> [Challenge] In the copy, keep every record exact and leave out all images.

> [Input]

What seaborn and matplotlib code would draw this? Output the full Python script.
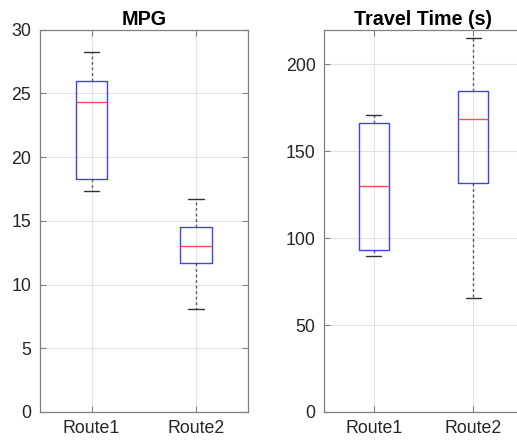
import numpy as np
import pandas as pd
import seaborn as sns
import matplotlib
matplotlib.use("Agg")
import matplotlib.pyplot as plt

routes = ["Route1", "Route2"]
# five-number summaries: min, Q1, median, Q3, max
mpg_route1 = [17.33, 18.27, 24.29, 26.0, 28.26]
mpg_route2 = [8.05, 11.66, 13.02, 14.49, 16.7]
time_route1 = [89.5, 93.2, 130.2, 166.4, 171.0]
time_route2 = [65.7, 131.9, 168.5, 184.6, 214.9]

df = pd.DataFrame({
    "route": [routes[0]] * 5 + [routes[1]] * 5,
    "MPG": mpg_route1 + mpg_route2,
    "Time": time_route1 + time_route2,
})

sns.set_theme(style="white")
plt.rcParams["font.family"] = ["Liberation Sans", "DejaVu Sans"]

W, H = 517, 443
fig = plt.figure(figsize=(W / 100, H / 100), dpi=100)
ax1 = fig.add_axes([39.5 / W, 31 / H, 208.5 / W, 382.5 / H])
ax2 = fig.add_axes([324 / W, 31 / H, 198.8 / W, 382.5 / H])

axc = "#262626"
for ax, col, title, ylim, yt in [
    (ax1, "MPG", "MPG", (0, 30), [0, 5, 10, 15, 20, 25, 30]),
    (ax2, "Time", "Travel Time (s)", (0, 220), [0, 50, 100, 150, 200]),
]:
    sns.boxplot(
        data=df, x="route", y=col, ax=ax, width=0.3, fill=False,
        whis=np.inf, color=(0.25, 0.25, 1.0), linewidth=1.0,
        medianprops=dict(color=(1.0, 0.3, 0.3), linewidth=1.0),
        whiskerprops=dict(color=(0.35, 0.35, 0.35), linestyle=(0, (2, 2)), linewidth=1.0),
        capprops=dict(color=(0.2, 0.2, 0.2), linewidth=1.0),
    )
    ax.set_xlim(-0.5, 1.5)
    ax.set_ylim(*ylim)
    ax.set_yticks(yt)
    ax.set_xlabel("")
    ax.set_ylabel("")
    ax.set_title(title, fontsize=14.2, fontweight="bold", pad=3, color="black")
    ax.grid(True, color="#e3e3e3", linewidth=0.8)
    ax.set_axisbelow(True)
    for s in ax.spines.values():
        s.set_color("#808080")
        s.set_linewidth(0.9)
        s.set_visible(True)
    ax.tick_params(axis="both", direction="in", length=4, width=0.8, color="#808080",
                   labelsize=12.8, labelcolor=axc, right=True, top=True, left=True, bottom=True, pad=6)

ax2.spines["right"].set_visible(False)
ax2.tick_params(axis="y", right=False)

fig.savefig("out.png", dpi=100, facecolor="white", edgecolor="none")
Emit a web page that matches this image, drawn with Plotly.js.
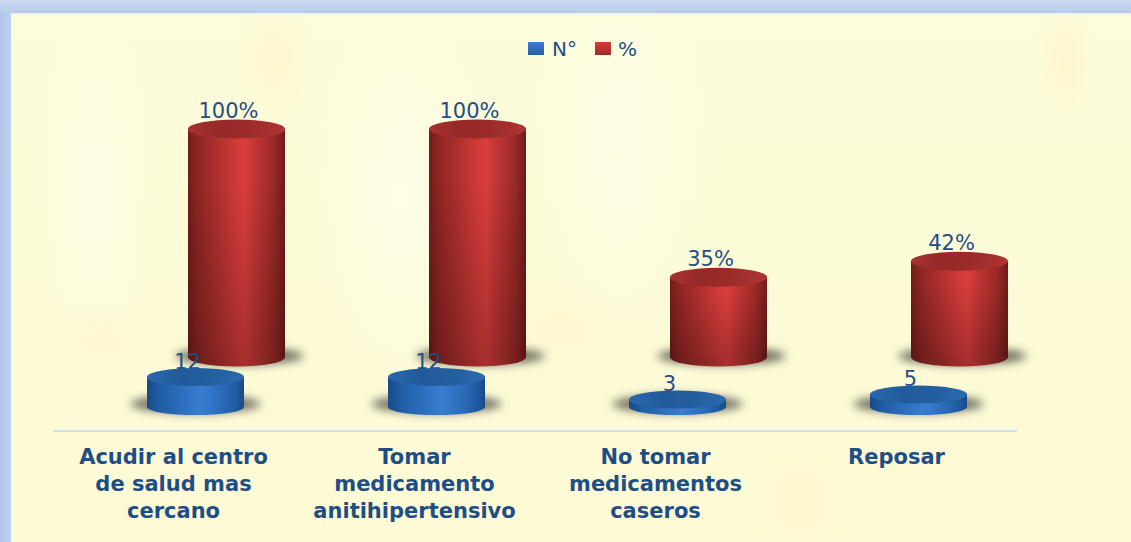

> [Result of the exercise]
What seaborn and matplotlib code would draw this? Output the full Python script.
import numpy as np
import pandas as pd
import seaborn as sns
import matplotlib
matplotlib.use("Agg")
import matplotlib.pyplot as plt

routes = ["Route1", "Route2"]
# five-number summaries: min, Q1, median, Q3, max
mpg_route1 = [17.33, 18.27, 24.29, 26.0, 28.26]
mpg_route2 = [8.05, 11.66, 13.02, 14.49, 16.7]
time_route1 = [89.5, 93.2, 130.2, 166.4, 171.0]
time_route2 = [65.7, 131.9, 168.5, 184.6, 214.9]

df = pd.DataFrame({
    "route": [routes[0]] * 5 + [routes[1]] * 5,
    "MPG": mpg_route1 + mpg_route2,
    "Time": time_route1 + time_route2,
})

sns.set_theme(style="white")
plt.rcParams["font.family"] = ["Liberation Sans", "DejaVu Sans"]

W, H = 517, 443
fig = plt.figure(figsize=(W / 100, H / 100), dpi=100)
ax1 = fig.add_axes([39.5 / W, 31 / H, 208.5 / W, 382.5 / H])
ax2 = fig.add_axes([324 / W, 31 / H, 198.8 / W, 382.5 / H])

axc = "#262626"
for ax, col, title, ylim, yt in [
    (ax1, "MPG", "MPG", (0, 30), [0, 5, 10, 15, 20, 25, 30]),
    (ax2, "Time", "Travel Time (s)", (0, 220), [0, 50, 100, 150, 200]),
]:
    sns.boxplot(
        data=df, x="route", y=col, ax=ax, width=0.3, fill=False,
        whis=np.inf, color=(0.25, 0.25, 1.0), linewidth=1.0,
        medianprops=dict(color=(1.0, 0.3, 0.3), linewidth=1.0),
        whiskerprops=dict(color=(0.35, 0.35, 0.35), linestyle=(0, (2, 2)), linewidth=1.0),
        capprops=dict(color=(0.2, 0.2, 0.2), linewidth=1.0),
    )
    ax.set_xlim(-0.5, 1.5)
    ax.set_ylim(*ylim)
    ax.set_yticks(yt)
    ax.set_xlabel("")
    ax.set_ylabel("")
    ax.set_title(title, fontsize=14.2, fontweight="bold", pad=3, color="black")
    ax.grid(True, color="#e3e3e3", linewidth=0.8)
    ax.set_axisbelow(True)
    for s in ax.spines.values():
        s.set_color("#808080")
        s.set_linewidth(0.9)
        s.set_visible(True)
    ax.tick_params(axis="both", direction="in", length=4, width=0.8, color="#808080",
                   labelsize=12.8, labelcolor=axc, right=True, top=True, left=True, bottom=True, pad=6)

ax2.spines["right"].set_visible(False)
ax2.tick_params(axis="y", right=False)

fig.savefig("out.png", dpi=100, facecolor="white", edgecolor="none")
Emit a web page that matches this image, drawn with Plotly.js.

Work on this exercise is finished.